SR10: It is a big fiber consumer and requires 20 optical fibers (10 for transmission and 10 for reception). This usually requires MPO-24 connectors (using 20 of them), resulting in high wiring costs, limited density, and complex management.
2. Connector type: determined by optical fiber requirements
BiDi SR: Thanks to only 2 optical fibers, it uses a very mature and easy-to-operate standard LC duplex connector.
SR4: Uses MPO/MTP-12 connectors (although designed with 12 fibers, usually only 8 of them are used for transmission).
SR10: Must use MPO/MTP-24 connector (usually uses 20 cores), which is larger in size and relatively complex to plug and unplug.
3. Wavelength utilization: unidirectional parallel vs bidirectional multiplexing
SR4 & SR10: Using traditional parallel optical design, all transmission channels and all receiving channels operate on the same 850nm wavelength. Directional isolation is completely achieved by physically separated optical fibers.
BiDi SR: Applies wavelength division multiplexing (WDM) technology. It uses two different wavelengths (for example, 850nm for transmission, 900 nm for reception, or vice versa) on the same optical fiber to distinguish the transmission direction, thereby achieving single-fiber bidirectional transmission. This is its core technology for saving optical fiber.
4. Comprehensive cost considerations
SR10: The overall cost is usually the highest. The module itself is more expensive (due to the large number of channels), and the cost of the matching 20-core optical fiber wiring is much higher than that of the 8-core or dual-core solution. Its high resource consumption and lack of flexibility make it highly unrecommended for new deployments and it is an outdated technology.
SR4: It is usually the lowest of the three in terms of module cost and is the mainstream in the market with sufficient supply. Its cost challenge mainly lies in fiber cabling, especially when the transmission distance is long or the existing fiber resources are insufficient, the deployment of 8-core links may bring additional expenses.
BiDi SR: The module cost is usually slightly higher than SR4 (due to WDM lasers).

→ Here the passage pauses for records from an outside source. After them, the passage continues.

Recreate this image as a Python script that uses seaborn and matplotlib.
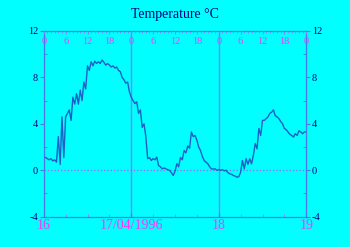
import numpy as np
import pandas as pd
import matplotlib
matplotlib.use("Agg")
import matplotlib.pyplot as plt
import seaborn as sns
from matplotlib.ticker import MultipleLocator, FixedLocator

# Half-hourly temperatures (°C) from 16 Apr 00:30 to 19 Apr 00:00
temps = [
    1.1, 1.0, 0.9, 1.0, 0.8, 0.9, 0.7, 2.9, 0.5, 4.6, 1.1, 4.6,
    4.9, 5.2, 4.3, 6.3, 5.7, 6.6, 5.7, 6.9, 6.0, 7.6, 7.0, 9.0,
    8.6, 9.35, 9.0, 9.4, 9.2, 9.35, 9.2, 9.5, 9.3, 9.06, 9.2, 9.06,
    8.9, 9.0, 8.8, 8.9, 8.6, 8.5, 8.0, 7.8, 7.5, 7.6, 6.75, 6.3,
    6.0, 5.75, 5.9, 4.9, 5.2, 3.7, 4.0, 2.9, 1.0, 1.1, 0.84, 1.0,
    0.9, 1.13, 0.4, 0.3, 0.12, 0.2, 0.12, 0.05, 0.0, -0.2, -0.45, -0.1,
    0.56, 0.3, 1.1, 0.9, 1.7, 1.5, 2.1, 1.9, 3.3, 2.9, 3.0, 2.6,
    2.0, 1.7, 1.2, 0.84, 0.7, 0.56, 0.3, 0.12, 0.1, 0.12, 0.0, 0.06,
    0.0, 0.05, -0.05, 0.0, -0.2, -0.3, -0.35, -0.45, -0.5, -0.6, -0.55, -0.17,
    0.84, 0.12, 1.0, 0.5, 1.0, 0.55, 1.3, 2.3, 1.85, 3.6, 3.0, 4.3,
    4.3, 4.45, 4.6, 4.9, 5.0, 5.2, 4.7, 4.6, 4.45, 4.2, 4.0, 3.6,
    3.5, 3.3, 3.1, 3.0, 2.86, 3.15, 3.0, 3.4, 3.3, 3.15, 3.3, 3.3,
]
hours = np.arange(1, len(temps) + 1) * 0.5
days = 16 + hours / 24.0

day_ticks = [16, 17, 18, 19]
day_labels = ["16", "17/04/1996", "18", "19"]
y_ticks = [-4, 0, 4, 8, 12]
hour_labels = ["0", "6", "12", "18"] * 3 + ["0"]
hour_ticks = [16 + i * 0.25 for i in range(len(hour_labels))]

df = pd.DataFrame({"day": days, "temp": temps})

BG = "#00ffff"
AXC = "#4a78e8"
MAG = "#ff33ff"
NAVY = "#000080"
SERIF = ["Liberation Serif", "DejaVu Serif"]

fig = plt.figure(figsize=(3.5, 2.47), dpi=100, facecolor=BG)
ax = fig.add_axes([0.125, 0.1227, 0.75, 0.7518])
ax.set_facecolor(BG)

ax.axvline(17, color="#7f7fff", lw=1.0, zorder=1)
ax.axvline(18, color="#7f7fff", lw=1.0, zorder=1)
ax.axhline(0, color="#a060ff", lw=0.9, ls=":", zorder=1)

sns.lineplot(data=df, x="day", y="temp", ax=ax, color="#1f5fc8", lw=1.0, zorder=3)

ax.set_xlim(16, 19)
ax.set_ylim(-4, 12)
ax.set_xlabel("")
ax.set_ylabel("")

for s in ax.spines.values():
    s.set_color(AXC)
    s.set_linewidth(0.9)

ax.xaxis.set_major_locator(FixedLocator(day_ticks))
ax.set_xticklabels(day_labels, fontfamily=SERIF, fontsize=10, color=MAG)
ax.xaxis.set_minor_locator(MultipleLocator(0.25))
ax.tick_params(axis="x", which="major", direction="in", length=3, color=AXC, pad=2)
ax.tick_params(axis="x", which="minor", direction="in", length=2, color="#8a7fff")

ax.yaxis.set_major_locator(FixedLocator(y_ticks))
ax.yaxis.set_minor_locator(MultipleLocator(2))
ax.set_yticklabels([str(v) for v in y_ticks], fontfamily=SERIF, fontsize=7.5, color=NAVY)
ax.tick_params(axis="y", which="major", direction="out", length=3, color=AXC,
               left=True, right=True, labelleft=True, labelright=True, pad=1)
ax.tick_params(axis="y", which="minor", direction="in", length=2, color=AXC,
               left=True, right=True)

ax2 = ax.twiny()
ax2.set_xlim(16, 19)
ax2.xaxis.set_major_locator(FixedLocator(hour_ticks))
ax2.set_xticklabels(hour_labels, fontfamily=SERIF, fontsize=7.5, color=MAG)
ax2.xaxis.set_minor_locator(MultipleLocator(1 / 24))
ax2.tick_params(axis="x", which="major", direction="in", length=2.5, color="#8a7fff", pad=-10.5)
ax2.tick_params(axis="x", which="minor", direction="in", length=1.5, color="#8a7fff")
for s in ax2.spines.values():
    s.set_visible(False)

fig.text(0.5, 0.94, "Temperature °C", ha="center", va="center",
         fontfamily=SERIF, fontsize=10, color=NAVY)

fig.savefig("out.png", dpi=100, facecolor=BG)
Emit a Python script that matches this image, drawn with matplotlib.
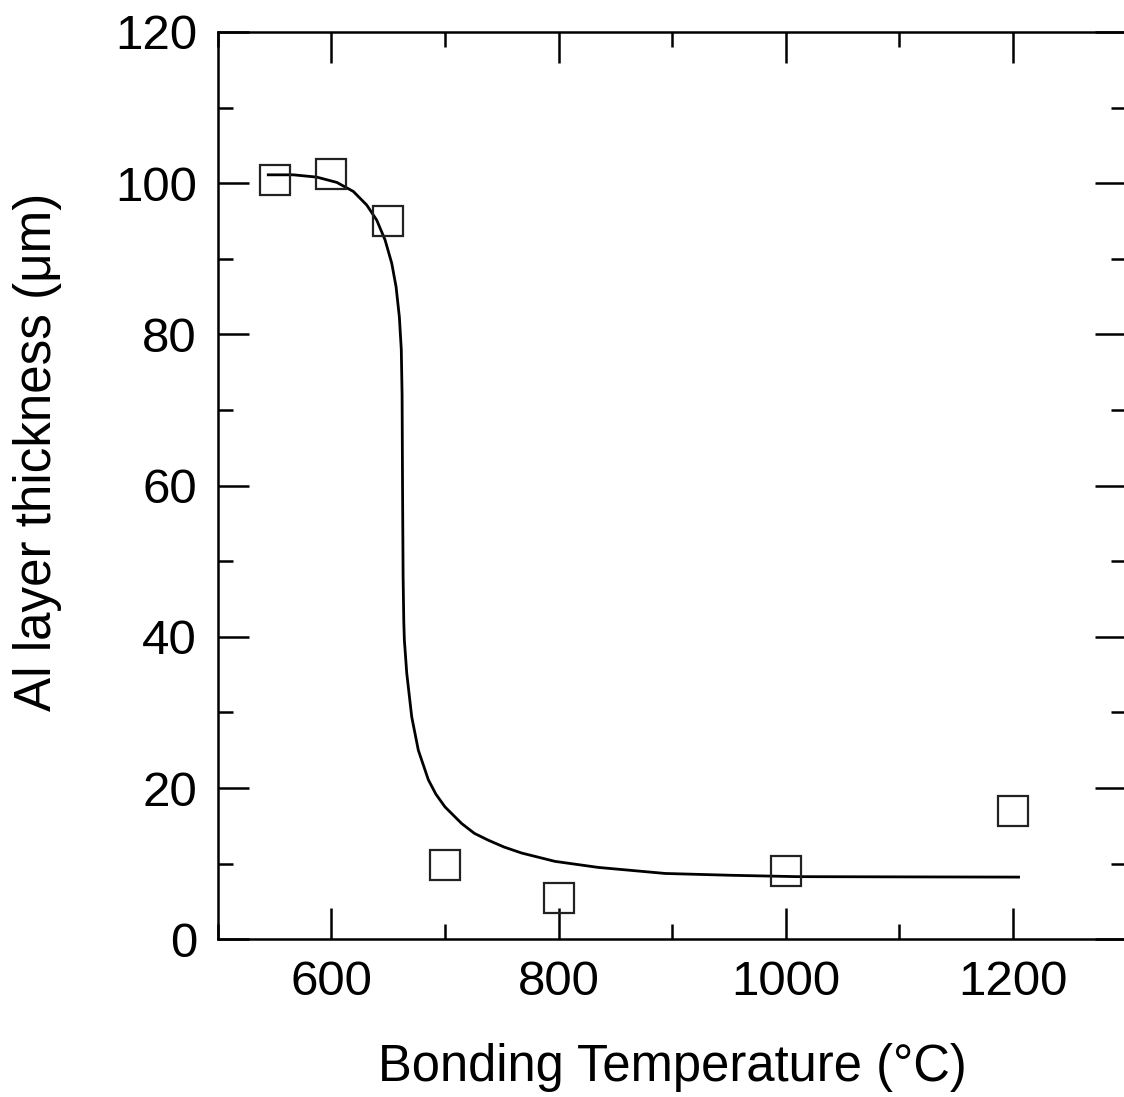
import matplotlib
matplotlib.use("Agg")
import matplotlib.pyplot as plt
from matplotlib.ticker import MultipleLocator

plt.rcParams['font.family'] = ['Liberation Sans', 'DejaVu Sans']

# measured data (squares)
temp = [550, 600, 650, 700, 800, 1000, 1200]
thickness = [100.4, 101.2, 95.0, 9.8, 5.5, 9.0, 17.0]

# fitted curve
curve_x = [544.5, 566.6, 587.1, 604.8, 619.4, 631.2, 640.0, 647.3, 653.2, 657.0,
           659.9, 661.6, 662.3, 662.7, 663.2, 663.8, 664.3, 666.4, 670.8, 676.6,
           685.4, 692.0, 700.1, 714.8, 726.0, 738.2, 752.0, 767.6, 796.9, 835,
           894, 952, 1010, 1100, 1205]
curve_y = [101.1, 101.1, 100.8, 100.1, 98.9, 97.1, 95.1, 92.5, 89.4, 86.3,
           82.3, 78.0, 72.0, 60.0, 48.0, 42.0, 39.6, 35.2, 29.4, 25.0,
           21.1, 19.2, 17.5, 15.3, 14.0, 13.1, 12.2, 11.4, 10.3, 9.5,
           8.7, 8.46, 8.28, 8.25, 8.22]

xticks = [600, 800, 1000, 1200]
yticks = [0, 20, 40, 60, 80, 100, 120]

fig = plt.figure(figsize=(11.24, 10.97), dpi=100)
ax = fig.add_axes([0.1937, 0.1438, 0.8085, 0.8271])

ax.plot(curve_x, curve_y, color='black', lw=2.0, zorder=2,
        solid_joinstyle='round')
ax.plot(temp, thickness, linestyle='none', marker='s', markersize=21.5,
        markerfacecolor='none', markeredgecolor='#222222', markeredgewidth=1.6,
        zorder=3)

ax.set_xlim(500, 1300)
ax.set_ylim(0, 120)
ax.set_xticks(xticks)
ax.set_yticks(yticks)
ax.xaxis.set_minor_locator(MultipleLocator(100))
ax.yaxis.set_minor_locator(MultipleLocator(10))

ax.tick_params(which='both', direction='in', top=True, right=True,
               width=1.8, labelsize=35.5)
ax.tick_params(which='major', length=22)
ax.tick_params(which='minor', length=11)
ax.tick_params(axis='x', pad=15)
ax.tick_params(axis='y', pad=15)

for s in ax.spines.values():
    s.set_linewidth(1.8)

ax.set_xlabel('Bonding Temperature (°C)', fontsize=36.5, labelpad=27)
ax.set_ylabel('Al layer thickness (μm)', fontsize=36.8)
ax.yaxis.set_label_coords(-0.1713, 0.537)

fig.savefig('out.png', dpi=100)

However, its huge advantage is significantly reducing the cost of fiber infrastructure. When it is necessary to upgrade to 100G using existing two-core links, or to build new ones but want to save fiber resources to the maximum extent (especially in long-distance or multi-connection scenarios), BiDi SR’s total cost of ownership (TCO) is often the best or very competitive.
Summary and Selection Recommendations
100GBASE-SR10: Unless there is a very specific demand for backward compatibility with 10G SR and fiber resources are extremely abundant, it should be avoided. It does not conform to the trend of high density, low cost and easy management in modern data centers.
100GBASE-SR4: is the mainstream and recommended choice for short-distance (≤100m) 100G interconnection in new data centers. It strikes a good balance between module cost, performance and versatility, and is especially suitable for in-cabinet or short-distance backbone connections. The premise is to plan enough 8-core fiber links.
100GBASE-BiDi SR: is a powerful tool for optimizing fiber resources and upgrading old networks. It is the preferred solution when facing the following situations:
It is necessary to upgrade to 100G on existing dual-core multimode fiber (such as the original 10G link).
New network but want to maximize fiber utilization and reduce the number of fiber bundles (especially in medium and long distance or multi-connection scenarios).
The space of the fiber duct is tight or the cost of laying new fiber is high.
Although the unit price of the module is slightly higher, the cost savings on infrastructure often make it the most cost-effective overall solution.
The choice of which solution to choose ultimately depends on the specific transmission distance, existing fiber infrastructure, budget constraints, and considerations for future scalability. Understanding the key differences above is the basis for making an informed decision.